## Exercise goal
Write out only the lines from the start of the entries up to and including the line with "from matplotlib.ticker import"; please skip the pictures.

## Data supplied
+ + + +

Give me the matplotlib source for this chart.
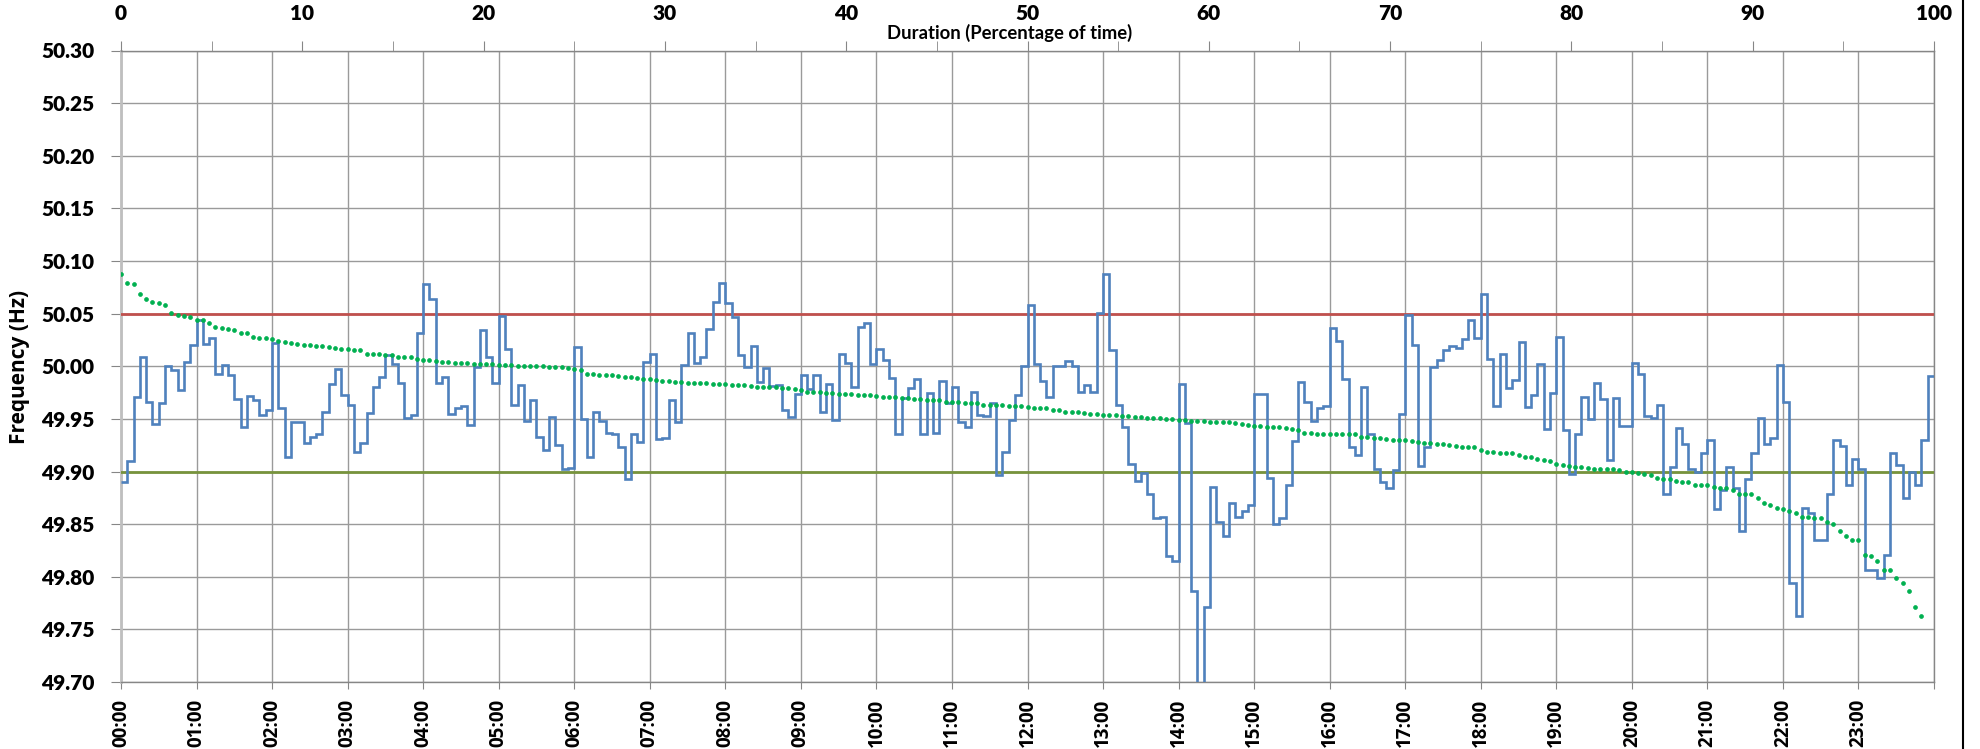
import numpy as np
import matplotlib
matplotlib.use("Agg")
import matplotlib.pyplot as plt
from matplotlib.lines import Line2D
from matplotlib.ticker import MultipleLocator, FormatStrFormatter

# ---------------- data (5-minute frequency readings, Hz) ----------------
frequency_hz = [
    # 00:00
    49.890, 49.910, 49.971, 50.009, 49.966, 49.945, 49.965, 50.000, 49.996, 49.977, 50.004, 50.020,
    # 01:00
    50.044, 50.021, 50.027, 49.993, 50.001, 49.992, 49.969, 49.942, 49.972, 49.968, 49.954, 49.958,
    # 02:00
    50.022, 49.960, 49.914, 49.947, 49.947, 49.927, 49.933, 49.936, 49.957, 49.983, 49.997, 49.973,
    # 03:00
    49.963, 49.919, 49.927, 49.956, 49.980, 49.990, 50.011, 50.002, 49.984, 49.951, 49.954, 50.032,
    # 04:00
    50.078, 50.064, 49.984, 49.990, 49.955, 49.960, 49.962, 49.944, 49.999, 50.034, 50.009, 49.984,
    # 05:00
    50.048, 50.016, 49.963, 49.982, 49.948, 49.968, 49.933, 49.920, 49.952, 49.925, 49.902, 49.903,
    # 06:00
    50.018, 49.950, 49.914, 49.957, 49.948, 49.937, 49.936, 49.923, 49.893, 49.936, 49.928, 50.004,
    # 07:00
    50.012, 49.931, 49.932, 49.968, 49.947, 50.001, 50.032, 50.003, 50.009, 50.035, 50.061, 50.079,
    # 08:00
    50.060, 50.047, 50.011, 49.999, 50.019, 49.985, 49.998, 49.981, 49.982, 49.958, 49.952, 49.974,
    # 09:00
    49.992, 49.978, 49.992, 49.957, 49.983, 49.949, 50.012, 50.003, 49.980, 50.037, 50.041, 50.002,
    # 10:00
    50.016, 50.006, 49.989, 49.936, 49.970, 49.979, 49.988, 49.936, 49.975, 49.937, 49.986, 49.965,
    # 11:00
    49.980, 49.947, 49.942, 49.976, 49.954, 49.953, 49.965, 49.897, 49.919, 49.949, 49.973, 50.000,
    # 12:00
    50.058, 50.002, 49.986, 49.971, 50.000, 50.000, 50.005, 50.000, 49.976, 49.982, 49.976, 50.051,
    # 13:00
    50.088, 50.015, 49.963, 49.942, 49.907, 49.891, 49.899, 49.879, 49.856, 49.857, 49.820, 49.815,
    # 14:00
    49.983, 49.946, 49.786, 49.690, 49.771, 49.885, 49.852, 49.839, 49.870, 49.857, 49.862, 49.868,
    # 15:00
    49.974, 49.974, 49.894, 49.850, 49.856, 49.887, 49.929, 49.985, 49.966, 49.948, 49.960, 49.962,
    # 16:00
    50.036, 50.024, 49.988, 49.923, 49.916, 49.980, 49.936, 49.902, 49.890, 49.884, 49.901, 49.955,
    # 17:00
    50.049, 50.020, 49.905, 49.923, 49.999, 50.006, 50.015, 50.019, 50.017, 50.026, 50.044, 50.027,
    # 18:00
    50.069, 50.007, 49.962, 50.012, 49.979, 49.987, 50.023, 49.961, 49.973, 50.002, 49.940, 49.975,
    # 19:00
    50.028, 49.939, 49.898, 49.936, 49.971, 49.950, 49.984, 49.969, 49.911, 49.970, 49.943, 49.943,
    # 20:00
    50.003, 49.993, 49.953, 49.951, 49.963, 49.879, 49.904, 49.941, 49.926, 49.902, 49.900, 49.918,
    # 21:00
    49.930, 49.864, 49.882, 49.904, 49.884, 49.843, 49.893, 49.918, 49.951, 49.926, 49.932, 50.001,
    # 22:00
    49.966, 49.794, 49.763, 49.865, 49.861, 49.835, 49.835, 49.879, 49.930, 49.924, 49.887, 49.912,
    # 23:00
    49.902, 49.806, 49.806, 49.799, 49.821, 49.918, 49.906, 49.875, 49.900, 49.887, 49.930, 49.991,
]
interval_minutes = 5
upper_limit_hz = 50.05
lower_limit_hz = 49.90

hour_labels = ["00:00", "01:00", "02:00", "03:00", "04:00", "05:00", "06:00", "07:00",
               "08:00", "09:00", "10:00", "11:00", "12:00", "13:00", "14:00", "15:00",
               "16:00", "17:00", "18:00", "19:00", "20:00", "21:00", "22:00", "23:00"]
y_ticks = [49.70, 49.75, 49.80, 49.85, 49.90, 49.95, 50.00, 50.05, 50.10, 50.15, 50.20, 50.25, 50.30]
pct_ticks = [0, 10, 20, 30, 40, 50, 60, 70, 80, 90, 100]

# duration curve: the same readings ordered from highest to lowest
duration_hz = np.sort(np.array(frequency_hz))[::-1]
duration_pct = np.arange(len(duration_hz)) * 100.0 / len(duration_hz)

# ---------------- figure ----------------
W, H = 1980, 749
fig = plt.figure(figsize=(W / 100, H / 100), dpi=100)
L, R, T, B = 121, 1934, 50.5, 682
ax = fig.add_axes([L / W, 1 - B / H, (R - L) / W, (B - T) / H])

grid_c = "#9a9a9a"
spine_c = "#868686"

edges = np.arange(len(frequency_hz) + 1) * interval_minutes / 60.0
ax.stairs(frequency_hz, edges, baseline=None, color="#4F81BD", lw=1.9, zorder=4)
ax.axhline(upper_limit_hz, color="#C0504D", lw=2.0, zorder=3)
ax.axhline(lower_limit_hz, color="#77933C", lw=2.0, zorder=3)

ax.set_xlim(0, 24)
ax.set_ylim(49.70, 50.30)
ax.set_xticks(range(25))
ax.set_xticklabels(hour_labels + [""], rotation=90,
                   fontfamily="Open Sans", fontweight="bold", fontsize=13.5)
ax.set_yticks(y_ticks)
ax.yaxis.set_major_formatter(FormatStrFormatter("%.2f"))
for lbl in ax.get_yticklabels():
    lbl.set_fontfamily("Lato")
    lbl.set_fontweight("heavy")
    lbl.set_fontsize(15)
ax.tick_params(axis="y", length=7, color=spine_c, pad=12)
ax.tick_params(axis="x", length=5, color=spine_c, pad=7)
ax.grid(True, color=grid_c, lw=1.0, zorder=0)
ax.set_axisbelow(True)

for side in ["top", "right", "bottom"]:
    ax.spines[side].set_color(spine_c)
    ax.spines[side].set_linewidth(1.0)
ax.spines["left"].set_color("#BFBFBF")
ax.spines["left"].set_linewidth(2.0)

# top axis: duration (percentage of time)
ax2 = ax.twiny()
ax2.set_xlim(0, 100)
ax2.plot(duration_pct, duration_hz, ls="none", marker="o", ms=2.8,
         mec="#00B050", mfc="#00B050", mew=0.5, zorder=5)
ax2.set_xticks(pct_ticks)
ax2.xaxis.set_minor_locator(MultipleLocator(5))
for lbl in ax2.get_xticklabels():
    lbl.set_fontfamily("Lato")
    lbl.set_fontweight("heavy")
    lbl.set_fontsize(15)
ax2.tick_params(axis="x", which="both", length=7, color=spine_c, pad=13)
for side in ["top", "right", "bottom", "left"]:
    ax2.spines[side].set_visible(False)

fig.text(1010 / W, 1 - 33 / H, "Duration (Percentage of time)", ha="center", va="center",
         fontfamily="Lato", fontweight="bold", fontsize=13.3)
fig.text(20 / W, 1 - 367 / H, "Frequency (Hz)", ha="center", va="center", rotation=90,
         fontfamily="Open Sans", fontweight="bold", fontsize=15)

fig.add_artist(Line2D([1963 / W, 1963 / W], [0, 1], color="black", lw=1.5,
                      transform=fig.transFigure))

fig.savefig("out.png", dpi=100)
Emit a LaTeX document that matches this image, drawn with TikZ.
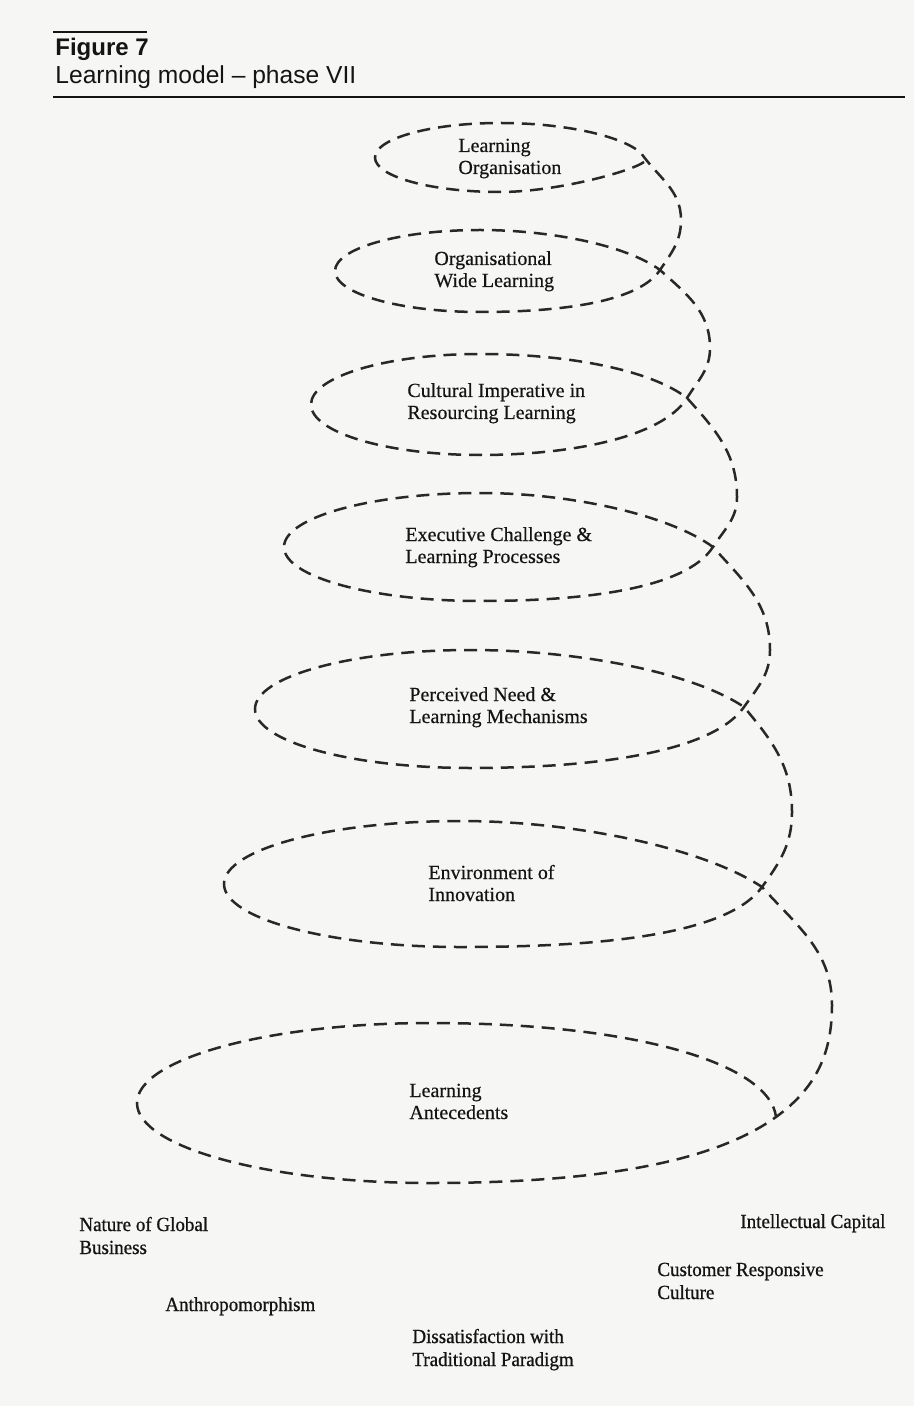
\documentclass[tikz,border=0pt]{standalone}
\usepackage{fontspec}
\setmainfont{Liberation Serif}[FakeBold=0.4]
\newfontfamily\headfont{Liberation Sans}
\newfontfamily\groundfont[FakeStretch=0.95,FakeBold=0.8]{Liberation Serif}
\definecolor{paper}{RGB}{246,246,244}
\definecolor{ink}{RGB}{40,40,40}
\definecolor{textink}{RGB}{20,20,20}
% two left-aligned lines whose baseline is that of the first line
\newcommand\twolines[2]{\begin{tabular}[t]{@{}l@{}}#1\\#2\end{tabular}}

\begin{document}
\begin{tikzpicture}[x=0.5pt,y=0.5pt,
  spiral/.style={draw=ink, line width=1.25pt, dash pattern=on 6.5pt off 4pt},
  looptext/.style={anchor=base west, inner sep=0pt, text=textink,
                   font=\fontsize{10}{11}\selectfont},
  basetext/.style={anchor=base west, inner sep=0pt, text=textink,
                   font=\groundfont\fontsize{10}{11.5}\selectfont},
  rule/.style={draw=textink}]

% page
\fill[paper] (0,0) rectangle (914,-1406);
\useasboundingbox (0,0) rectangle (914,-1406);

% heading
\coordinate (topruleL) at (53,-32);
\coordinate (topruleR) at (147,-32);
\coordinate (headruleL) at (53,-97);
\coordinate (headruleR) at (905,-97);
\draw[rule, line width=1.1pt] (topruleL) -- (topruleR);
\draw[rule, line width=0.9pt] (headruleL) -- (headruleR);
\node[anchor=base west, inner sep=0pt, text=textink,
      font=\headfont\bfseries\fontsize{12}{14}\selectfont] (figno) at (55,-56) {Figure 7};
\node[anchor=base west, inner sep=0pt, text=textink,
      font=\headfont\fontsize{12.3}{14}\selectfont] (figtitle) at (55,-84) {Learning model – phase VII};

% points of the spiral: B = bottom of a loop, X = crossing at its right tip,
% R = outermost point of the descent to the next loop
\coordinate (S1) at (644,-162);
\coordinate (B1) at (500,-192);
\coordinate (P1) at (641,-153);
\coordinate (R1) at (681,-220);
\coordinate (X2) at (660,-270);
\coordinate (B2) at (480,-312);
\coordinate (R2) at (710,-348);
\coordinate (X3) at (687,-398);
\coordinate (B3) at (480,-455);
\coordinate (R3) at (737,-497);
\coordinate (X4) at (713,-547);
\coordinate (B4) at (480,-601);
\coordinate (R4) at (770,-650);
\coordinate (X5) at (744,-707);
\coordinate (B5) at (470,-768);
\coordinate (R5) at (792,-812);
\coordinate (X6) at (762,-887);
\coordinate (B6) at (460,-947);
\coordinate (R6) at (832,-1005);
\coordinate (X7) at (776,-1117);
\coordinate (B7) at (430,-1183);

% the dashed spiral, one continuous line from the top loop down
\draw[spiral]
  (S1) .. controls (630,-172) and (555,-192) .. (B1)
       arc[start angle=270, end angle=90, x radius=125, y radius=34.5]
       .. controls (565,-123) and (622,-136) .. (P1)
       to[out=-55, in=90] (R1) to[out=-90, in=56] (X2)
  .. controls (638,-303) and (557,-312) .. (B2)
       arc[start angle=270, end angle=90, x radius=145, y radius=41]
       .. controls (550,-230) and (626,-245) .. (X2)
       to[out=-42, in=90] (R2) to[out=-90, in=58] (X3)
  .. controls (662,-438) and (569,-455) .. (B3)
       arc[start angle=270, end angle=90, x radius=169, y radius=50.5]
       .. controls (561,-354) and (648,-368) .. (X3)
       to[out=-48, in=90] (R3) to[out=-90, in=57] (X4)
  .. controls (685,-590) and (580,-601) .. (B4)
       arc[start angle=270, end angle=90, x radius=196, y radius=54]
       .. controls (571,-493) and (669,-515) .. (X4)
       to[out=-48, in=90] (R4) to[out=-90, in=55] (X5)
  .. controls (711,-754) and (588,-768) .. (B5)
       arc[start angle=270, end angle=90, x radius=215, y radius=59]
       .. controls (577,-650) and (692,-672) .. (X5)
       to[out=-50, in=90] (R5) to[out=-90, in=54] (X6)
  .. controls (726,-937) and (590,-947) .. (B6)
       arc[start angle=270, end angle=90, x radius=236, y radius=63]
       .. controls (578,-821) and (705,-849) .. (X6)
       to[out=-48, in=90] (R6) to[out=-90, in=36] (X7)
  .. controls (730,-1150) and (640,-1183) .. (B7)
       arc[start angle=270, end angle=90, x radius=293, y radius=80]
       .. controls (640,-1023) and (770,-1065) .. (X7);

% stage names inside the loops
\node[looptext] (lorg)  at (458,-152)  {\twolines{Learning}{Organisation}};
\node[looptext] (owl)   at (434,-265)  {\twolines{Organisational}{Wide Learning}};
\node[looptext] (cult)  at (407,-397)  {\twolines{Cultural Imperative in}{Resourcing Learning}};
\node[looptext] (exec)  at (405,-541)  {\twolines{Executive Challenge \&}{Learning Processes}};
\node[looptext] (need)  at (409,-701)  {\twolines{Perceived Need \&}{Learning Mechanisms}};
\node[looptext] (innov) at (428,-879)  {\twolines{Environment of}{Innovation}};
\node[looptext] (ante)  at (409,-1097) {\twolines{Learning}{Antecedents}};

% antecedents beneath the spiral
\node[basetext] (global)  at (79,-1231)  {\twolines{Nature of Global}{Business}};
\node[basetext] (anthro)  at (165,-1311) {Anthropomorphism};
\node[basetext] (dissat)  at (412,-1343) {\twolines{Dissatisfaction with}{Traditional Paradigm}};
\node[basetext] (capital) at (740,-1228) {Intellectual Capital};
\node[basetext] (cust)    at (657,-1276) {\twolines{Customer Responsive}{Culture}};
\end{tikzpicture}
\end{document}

+ + + +

## Solution to this task
Give me the matplotlib source for this chart.
import numpy as np
import matplotlib
matplotlib.use("Agg")
import matplotlib.pyplot as plt
from matplotlib.lines import Line2D
from matplotlib.ticker import MultipleLocator, FormatStrFormatter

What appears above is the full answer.